At Brown University in Providence on October 4, a memorial was held to honor the memories of the six gay men who took their own lives in the past month.

Friends of Raymond Chase, a Johnson and Wales University student who committed suicide a week earlier, spoke at the event.

Another vigil was held at the State House in Boston, where participants expressed anger at the lack of progress on LGBT civil rights legislation, which they believe was a factor in the suicides.

On Thursday, October 6, Campus Pride released a statement calling on the President of Rutgers University to expel both Dharun Ravi and Molly Wei for invasion of privacy of fellow student Tyler Clementi.

On September 22, Clementi jumped off the George Washington Bridge after posting on his Facebook page: “jumping off the gw bridge sorry.”

“Ravi and Wei acted maliciously to secretly tape Tyler Clementi, even posting comments to encourage others to ‘video chat’ and watch. This is an egregious act of invasion of privacy. Both students should be expelled. Period,” said Shane Windmeyer, executive director and founder of Campus Pride. “This act was not simply a prank. It has been two weeks now and neither student has been expelled. Now is the time to act decisively and send a clear message at Rutgers and at colleges across the country that LGBT harassment and hate will not be tolerated any longer.”

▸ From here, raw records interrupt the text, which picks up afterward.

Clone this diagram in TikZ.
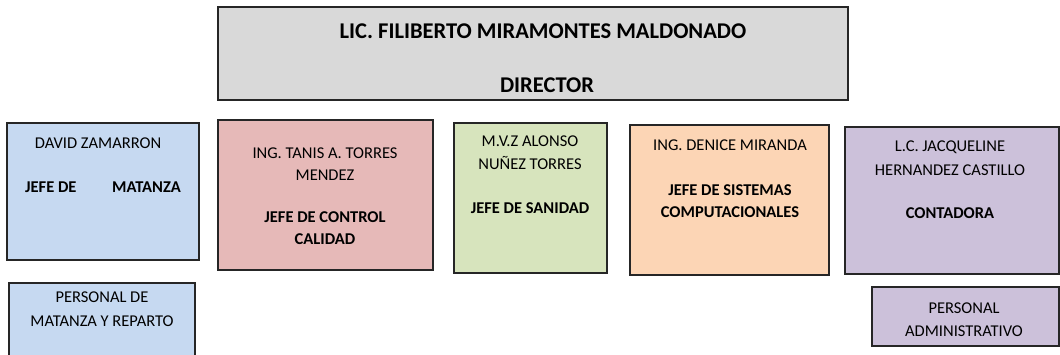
\documentclass[tikz,border=0pt]{standalone}
\usepackage{fontspec}
\setmainfont{Carlito}
\definecolor{cgray}{HTML}{D9D9D9}
\definecolor{cblue}{HTML}{C6D9F1}
\definecolor{cpink}{HTML}{E6B9B8}
\definecolor{cgreen}{HTML}{D7E4BD}
\definecolor{corange}{HTML}{FCD5B5}
\definecolor{cpurple}{HTML}{CCC1DA}
\begin{document}
\begin{tikzpicture}[x=1pt,y=-1pt,
  box/.style={draw=black!85,line width=1.3pt},
  txt/.style={font=\fontsize{16.5}{20}\selectfont,inner sep=0pt,anchor=base},
  btxt/.style={font=\fontsize{16.5}{20}\selectfont\bfseries,inner sep=0pt,anchor=base},
  ttl/.style={font=\fontsize{22.5}{26}\selectfont\bfseries,inner sep=0pt,anchor=base}]
\useasboundingbox (0,0) rectangle (1060,354);
% boxes
\path[box,fill=cgray] (218,7) rectangle (848,100);
\path[box,fill=cblue] (7,123) rectangle (199,260);
\path[box,fill=cblue] (9,283) rectangle (195,362);
\path[box,fill=cpink] (218,120) rectangle (433,270);
\path[box,fill=cgreen] (454,123) rectangle (607,273);
\path[box,fill=corange] (630,125) rectangle (829,275);
\path[box,fill=cpurple] (845,127) rectangle (1059,274);
\path[box,fill=cpurple] (872,287) rectangle (1059,346);
% director texts
\node[ttl] (d1) at (543,38) {LIC. FILIBERTO MIRAMONTES MALDONADO};
\node[ttl] (d2) at (547,92) {DIRECTOR};
% David
\node[txt] (a1) at (98,148) {DAVID ZAMARRON};
\node[btxt,anchor=base west] (a2) at (25,192) {JEFE DE};
\node[btxt,anchor=base east] (a3) at (181,192) {MATANZA};
% personal matanza
\node[txt] (b1) at (102,302) {PERSONAL DE};
\node[txt] (b2) at (102,326) {MATANZA Y REPARTO};
% Tanis
\node[txt] (c1) at (325,158) {ING. TANIS A. TORRES};
\node[txt] (c2) at (325,180) {MENDEZ};
\node[btxt] (c3) at (325,222) {JEFE DE CONTROL};
\node[btxt] (c4) at (325,244) {CALIDAD};
% Alonso
\node[txt] (e1) at (530,146) {M.V.Z ALONSO};
\node[txt] (e2) at (530,169) {NUÑEZ TORRES};
\node[btxt] (e3) at (530,213) {JEFE DE SANIDAD};
% Denice
\node[txt] (f1) at (730,150) {ING. DENICE MIRANDA};
\node[btxt] (f2) at (730,195) {JEFE DE SISTEMAS};
\node[btxt] (f3) at (730,217) {COMPUTACIONALES};
% Jacqueline
\node[txt] (g1) at (950,151) {L.C. JACQUELINE};
\node[txt] (g2) at (950,175) {HERNANDEZ CASTILLO};
\node[btxt] (g3) at (950,218) {CONTADORA};
% personal administrativo
\node[txt] (h1) at (964,313) {PERSONAL};
\node[txt] (h2) at (964,336) {ADMINISTRATIVO};
\end{tikzpicture}
\end{document}
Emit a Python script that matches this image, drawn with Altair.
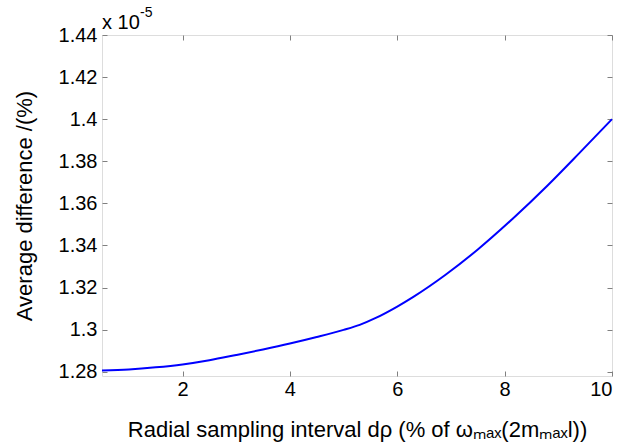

“Rutgers University has an obligation to the family of Tyler Clementi and to parents who have gay kids across the nation to enforce the student code of conduct,” added Windmeyer. “The nation is watching what happens. Rutgers should take immediate action in the wake of this national tragedy and immediately expel both students.”

A number of academians have also weighed in, explaining that colleges need to do more to provide more resources for LGBT students.

Sue Rankin, a Professor of Education at Penn State, conducted some research  and found that over one third of the respondents would consider leaving their college or university due to the anti-gay attitudes they were experiencing from other students.

Rankin admits such a high percentage was “shocking”.

Even more disturbing is the fact that only 7 percent of colleges and universities offer institutionalized resources for LGBTQ students, according to Rankin.

The Consortium of Higher Education LGBT Resource Professionals is an organization dedicated to making colleges and universities more accepting environments for LGBT students and faculty members. There is a directory of colleges with LGBT resource centers at their web site: www.lgbtcampus.org.

Campus Pride released the results of a study last month, titled The 2010 State of Higher Education for LGBT People, which documented the experiences of nearly 6,000 students, faculty, staff and administrators who identify as lesbian, gay, bisexual and transgender (LGBT) at colleges and universities across the United States. The results point to significant harassment of LGBT students and a lack of safety and inclusiveness that exists on campuses across the country.
Some key findings:

•    Lesbian, gay, bisexual and queer (LGBQ) respondents experienced significantly greater harassment and discrimination than their heterosexual allies, and those who identified as transmasculine, transfeminine, and gender non-conforming (GNC) experienced significantly higher rates of harassment than men and women

•    LGBQ students were more likely than heterosexual students to have seriously considered leaving their institution as a result of harassment and discrimination.

•    LGBQ Respondents of Color were more likely than their LGBQ White counterparts to indicate race as the basis for harassment, and were significantly less likely than LGBQ White respondents to feel very comfortable or comfortable in their classes (60%, 65%, respectively).

•    Respondents who identified as transmasculine, transfeminine, and gender non-conforming have more negative perceptions of campus climate when compared with those who identify within the gender binary.